Task instructions: Retype only what runs from the beginning of the data through the line with "from matplotlib.lines import Line2D"; please omit the pictures and keep every line exact.
####################
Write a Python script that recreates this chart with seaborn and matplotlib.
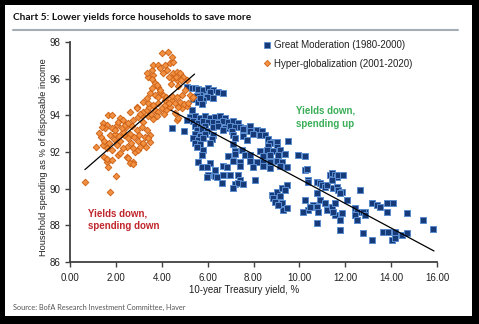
import matplotlib
matplotlib.use("Agg")
import matplotlib.pyplot as plt
import seaborn as sns
import pandas as pd
from matplotlib.patches import Rectangle
from matplotlib.lines import Line2D

# ---------------- data ----------------
gm_yield = [
    5.09, 5.30, 5.45, 5.60, 5.81, 6.03, 6.25, 6.46, 6.68, 6.10, 5.67, 5.96, 5.52, 5.38, 5.81, 5.59,
    5.67, 6.24, 5.74, 5.30, 5.23, 5.09, 4.43, 4.97,
    5.45, 5.67, 5.89, 6.10, 6.32, 6.54, 6.76,
    5.37, 5.59, 5.81, 6.03, 6.25, 6.46, 6.68, 6.90, 7.12, 7.34,
    5.45, 5.67, 5.89, 6.25, 6.46, 6.76, 6.97, 7.19, 7.41, 7.63, 7.85,
    5.52, 5.74, 5.96, 6.68, 7.05, 7.55, 7.85, 8.14, 8.36,
    5.45, 5.67, 5.89, 6.25, 7.12, 7.56, 7.99, 8.28, 8.50,
    5.37, 5.59, 5.81, 6.17, 7.19, 7.70, 8.65,
    8.86, 9.01, 9.52,
    5.45, 5.67, 6.10, 7.12, 8.72,
    9.01, 8.65, 5.52,
    5.81, 7.19, 7.48, 8.28, 8.57, 8.86, 9.15,
    5.74, 6.90, 7.19, 7.63, 7.85, 8.43, 8.72, 9.08, 9.37, 9.95, 10.24,
    5.60, 7.12, 7.41, 7.85, 8.14, 8.43, 8.72, 9.01, 9.23,
    6.10,
    5.74, 5.96, 6.68, 6.83, 7.41, 7.99, 8.43, 8.72, 9.15, 9.45,
    6.32,
    6.03, 6.32, 6.68, 6.97, 7.34,
    5.96, 6.39,
    7.41, 8.06,
    6.61, 7.19, 7.34, 7.56,
    7.12,
    8.79, 9.01, 9.23, 9.45, 8.86, 8.94, 9.15, 9.37, 9.23, 9.30, 9.45, 9.08,
    10.24, 10.32, 10.39, 10.39, 10.75, 10.90, 10.97, 11.12, 11.19, 11.48, 11.33, 11.41,
    11.55, 11.63, 11.70, 11.92, 11.41, 11.63, 11.70, 11.84, 11.77, 12.06, 10.75, 10.90,
    10.61, 10.39, 10.17, 11.12, 11.19, 11.41, 11.55, 10.24, 10.46, 10.75, 10.82, 10.75,
    11.55, 11.77, 11.84, 11.48, 11.77,
    12.64, 12.42, 12.50, 12.86, 12.42, 12.50, 12.79, 12.86, 13.15, 13.37, 13.51, 13.81,
    14.10, 13.81, 14.68, 15.40, 15.84, 12.79, 13.15, 13.66, 13.88, 14.17, 14.46, 14.68,
    14.02, 14.17,
]
gm_spend = [
    95.56, 95.50, 95.47, 95.42, 95.38, 95.47, 95.38, 95.29, 95.20, 95.25, 95.10, 95.00, 95.05, 94.90, 94.84, 94.75,
    94.93, 94.93, 94.60, 94.29, 93.92, 93.74, 93.29, 93.16,
    93.95, 93.88, 93.97, 93.86, 93.93, 93.99, 93.85,
    93.68, 93.60, 93.70, 93.62, 93.66, 93.58, 93.71, 93.63, 93.67, 93.60,
    93.40, 93.33, 93.43, 93.35, 93.41, 93.32, 93.44, 93.36, 93.39, 93.31, 93.42,
    93.18, 93.24, 93.15, 93.22, 93.17, 93.25, 93.16, 93.21, 93.14,
    92.96, 92.89, 92.98, 92.90, 92.95, 92.88, 92.97, 92.91, 92.94,
    92.75, 92.68, 92.74, 92.70, 92.77, 92.66, 92.73,
    92.56, 92.52, 92.60,
    92.47, 92.43, 92.50, 92.44, 92.49,
    92.29, 92.33, 92.26,
    92.10, 92.06, 92.13, 92.08, 92.12, 92.05, 92.11,
    91.84, 91.80, 91.87, 91.82, 91.86, 91.79, 91.85, 91.81, 91.88, 91.84, 91.80,
    91.47, 91.50, 91.44, 91.49, 91.43, 91.48, 91.45, 91.51, 91.46,
    91.38,
    91.20, 91.17, 91.23, 91.16, 91.22, 91.18, 91.24, 91.15, 91.21, 91.19,
    91.02,
    90.74, 90.70, 90.77, 90.72, 90.76,
    90.65, 90.62,
    90.47, 90.50,
    90.29, 90.26, 90.32, 90.27,
    90.05,
    89.65, 89.83, 90.02, 90.20, 89.47, 89.30, 89.60, 89.93, 89.20, 88.83, 88.93, 89.11,
    91.02, 91.10, 90.47, 90.38, 90.38, 90.29, 90.20, 90.11, 90.20, 90.02, 90.75, 90.84,
    90.75, 90.65, 90.75, 90.75, 90.47, 90.11, 89.93, 89.83, 89.75, 89.38, 89.75, 89.38,
    89.11, 88.83, 88.74, 89.20, 88.83, 89.02, 89.20, 89.38, 89.02, 89.02, 88.74, 88.11,
    88.56, 88.29, 88.65, 88.74, 87.74,
    89.93, 88.93, 88.74, 88.74, 88.56, 88.29, 88.74, 88.56, 89.20, 89.11, 89.02, 89.20,
    89.20, 88.74, 88.65, 88.29, 87.80, 87.56, 87.20, 87.65, 87.65, 87.65, 87.47, 87.56,
    87.20, 87.29,
]

hg_yield = [
    0.65, 1.74, 2.00,
    1.13, 1.45, 1.50, 1.60, 1.67, 1.62, 1.82, 2.10, 2.18, 2.47, 2.54, 2.76, 2.62, 2.73, 2.83, 2.98,
    1.50, 1.70, 1.90, 2.05, 2.20, 2.35, 2.50, 2.65, 2.80, 2.95, 3.05, 3.20, 1.75, 1.95, 2.30, 2.60,
    2.90, 3.00, 1.60, 1.85, 2.30, 2.75, 2.45, 2.70, 2.05, 1.85, 2.15, 2.55, 3.30, 3.50, 1.35, 1.25,
    1.67, 1.82, 2.18, 2.10, 1.45, 1.60, 1.53, 1.38, 1.96, 2.25, 2.40, 2.54, 2.76, 2.98, 3.12, 3.20,
    2.91, 2.62, 2.32,
    3.20, 3.12, 3.34, 3.49, 3.27, 3.41,
    3.34, 3.05, 2.91,
    3.40, 3.55, 3.70, 3.85, 4.00, 4.20, 4.35, 3.60, 3.80, 4.10, 3.45,
    3.20, 3.41, 3.63, 3.85, 4.14, 4.43, 4.58, 4.79, 4.87, 5.23, 5.30, 4.58, 4.65, 4.72, 5.10, 4.95,
    3.34, 3.49, 3.71, 3.85, 4.07, 4.14, 3.92, 3.56, 3.85, 3.71,
    3.63, 3.41, 3.56, 3.34, 3.56, 3.63, 3.85, 4.14, 4.36, 4.50, 4.43, 4.29, 4.00, 3.92, 4.07, 4.21,
    4.50, 4.65, 4.79, 4.94, 5.09, 4.65, 4.43, 4.30, 4.60, 4.85, 4.40, 4.70, 5.00,
    3.92, 3.78, 4.20, 4.45, 4.65, 4.90, 5.36, 4.30, 4.72, 5.15,
]
hg_spend = [
    90.38, 89.83, 90.69,
    92.30, 92.38, 91.74, 91.47, 91.20, 91.60, 91.56, 91.83, 91.93, 91.74, 91.65, 91.47, 91.38, 91.34, 92.00, 92.10,
    92.60, 92.50, 92.70, 92.40, 92.60, 92.90, 92.30, 92.50, 92.80, 92.60, 92.30, 92.50, 92.90, 93.00, 93.10, 93.00,
    93.20, 92.90, 92.20, 92.10, 92.20, 92.20, 93.35, 93.40, 93.50, 93.30, 92.85, 92.75, 92.30, 92.55, 92.80, 93.05,
    94.00, 94.00, 93.84, 93.65, 93.56, 93.47, 93.29, 93.38, 93.20, 93.29, 93.47, 93.56, 93.74, 93.92, 94.00, 94.20,
    94.47, 94.20, 93.74,
    93.65, 93.38, 93.20, 92.93, 92.84, 92.75,
    94.29, 94.10, 94.38,
    93.95, 94.10, 94.30, 94.20, 94.40, 94.30, 94.45, 93.80, 93.95, 94.10, 94.45,
    94.75, 94.66, 94.56, 94.66, 94.56, 94.84, 94.66, 94.75, 94.38, 95.11, 94.93, 94.11, 93.74, 93.84, 94.50, 94.60,
    94.93, 95.20, 95.11, 95.02, 95.11, 94.84, 95.29, 95.47, 95.56, 95.75,
    96.20, 96.10, 96.00, 96.30, 96.47, 96.75, 96.75, 96.75, 96.84, 96.93, 97.20, 97.47, 97.38, 96.56, 96.29, 96.47,
    96.29, 96.38, 96.29, 96.11, 95.93, 95.93, 96.02, 96.10, 96.10, 95.95, 95.70, 95.60, 95.40,
    95.38, 95.65, 95.00, 95.05, 95.00, 95.10, 95.00, 94.70, 94.47, 94.65,
]

gm_trend_x = [4.40, 15.87]
gm_trend_y = [94.28, 86.60]
hg_trend_x = [0.65, 5.43]
hg_trend_y = [91.04, 96.25]

x_ticks = [0, 2, 4, 6, 8, 10, 12, 14, 16]
y_ticks = [86, 88, 90, 92, 94, 96, 98]

gm_label = "Great Moderation (1980-2000)"
hg_label = "Hyper-globalization (2001-2020)"
title = "Chart 5: Lower yields force households to save more"
source = "Source: BofA Research Investment Committee, Haver"
x_label = "10-year Treasury yield, %"
y_label = "Household spending as % of disposable income"

# ---------------- drawing ----------------
sns.set_theme(style="white")
plt.rcParams["font.family"] = ["Liberation Sans", "DejaVu Sans"]

W, H = 479, 324
fig = plt.figure(figsize=(W / 100, H / 100), dpi=100, facecolor="black")
fig.patches.append(Rectangle((5 / W, 8 / H), 467 / W, 311 / H, transform=fig.transFigure,
                             facecolor="white", edgecolor="none", zorder=-10))

ax = fig.add_axes([70 / W, 1 - 262 / H, 367 / W, 220 / H])
ax.set_zorder(2)
ax.set_facecolor("white")

gm = pd.DataFrame({"x": gm_yield, "y": gm_spend})
hg = pd.DataFrame({"x": hg_yield, "y": hg_spend})

blue_face, blue_edge = "#173a78", "#5a8ccf"
org_face, org_edge = "#f39142", "#cf6418"

sns.scatterplot(data=gm, x="x", y="y", marker="s", s=19, color=blue_face,
                edgecolor=blue_edge, linewidth=0.7, ax=ax, zorder=3, legend=False)
sns.scatterplot(data=hg, x="x", y="y", marker="D", s=11, color=org_face,
                edgecolor=org_edge, linewidth=0.7, ax=ax, zorder=4, legend=False)
sns.lineplot(x=gm_trend_x, y=gm_trend_y, color="black", linewidth=0.9, ax=ax, zorder=5)
sns.lineplot(x=hg_trend_x, y=hg_trend_y, color="black", linewidth=0.9, ax=ax, zorder=5)

ax.set_xlim(0, 16)
ax.set_ylim(86, 98)
ax.set_xticks(x_ticks)
ax.set_xticklabels([f"{v:.2f}" for v in x_ticks])
ax.set_yticks(y_ticks)
ax.set_yticklabels([str(v) for v in y_ticks])
ax.tick_params(axis="both", direction="out", length=3.5, width=1.0, color="#404040",
               labelsize=7, labelcolor="#222222", left=True, bottom=True)
ax.tick_params(axis="x", pad=4.5)
ax.tick_params(axis="y", pad=3.5)
for side in ["top", "right"]:
    ax.spines[side].set_visible(False)
for side in ["left", "bottom"]:
    ax.spines[side].set_color("#404040")
    ax.spines[side].set_linewidth(1.3)
ax.set_xlabel("")
ax.set_ylabel("")
ax.grid(False)

fig.text(44 / W, 1 - 157 / H, y_label, rotation=90, ha="center", va="center",
         fontsize=6.7, color="#222222")
fig.text(244.5 / W, 1 - 290 / H, x_label, ha="center", va="center",
         fontsize=7, color="#222222")

handles = [
    Line2D([], [], marker="s", linestyle="none", markersize=4.0, markerfacecolor=blue_face,
           markeredgecolor=blue_edge, markeredgewidth=0.6, label=gm_label),
    Line2D([], [], marker="D", linestyle="none", markersize=3.2, markerfacecolor=org_face,
           markeredgecolor=org_edge, markeredgewidth=0.6, label=hg_label),
]
fig.legend(handles=handles, loc="upper left", bbox_to_anchor=(264 / W, 1 - 40 / H),
           frameon=False, fontsize=7, handlelength=0.6, handletextpad=0.45,
           labelspacing=0.9, borderpad=0, borderaxespad=0, labelcolor="#222222")

ax.text(9.85, 94.51, "Yields down,\nspending up", color="#3aae58", fontsize=7,
        fontweight="bold", ha="left", va="top", linespacing=1.35, zorder=6)
ax.text(0.78, 88.94, "Yields down,\nspending down", color="#c0272d", fontsize=7,
        fontweight="bold", ha="left", va="top", linespacing=1.35, zorder=6)

fig.text(13 / W, 1 - 18 / H, title, fontsize=7.3, fontweight="bold",
         family=["Lato", "DejaVu Sans"], color="#111111", ha="left", va="center")
fig.add_artist(Line2D([13 / W, 458 / W], [1 - 30 / H, 1 - 30 / H], color="#a3acb5",
                      linewidth=1.5, transform=fig.transFigure))
fig.text(13 / W, 1 - 307 / H, source, fontsize=5.3, family=["Lato", "DejaVu Sans"],
         color="#555555", ha="left", va="center")

fig.savefig("out.png", dpi=100, facecolor=fig.get_facecolor())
####################
Task output:
Write a Python script that recreates this chart with seaborn and matplotlib.
import matplotlib
matplotlib.use("Agg")
import matplotlib.pyplot as plt
import seaborn as sns
import pandas as pd
from matplotlib.patches import Rectangle
from matplotlib.lines import Line2D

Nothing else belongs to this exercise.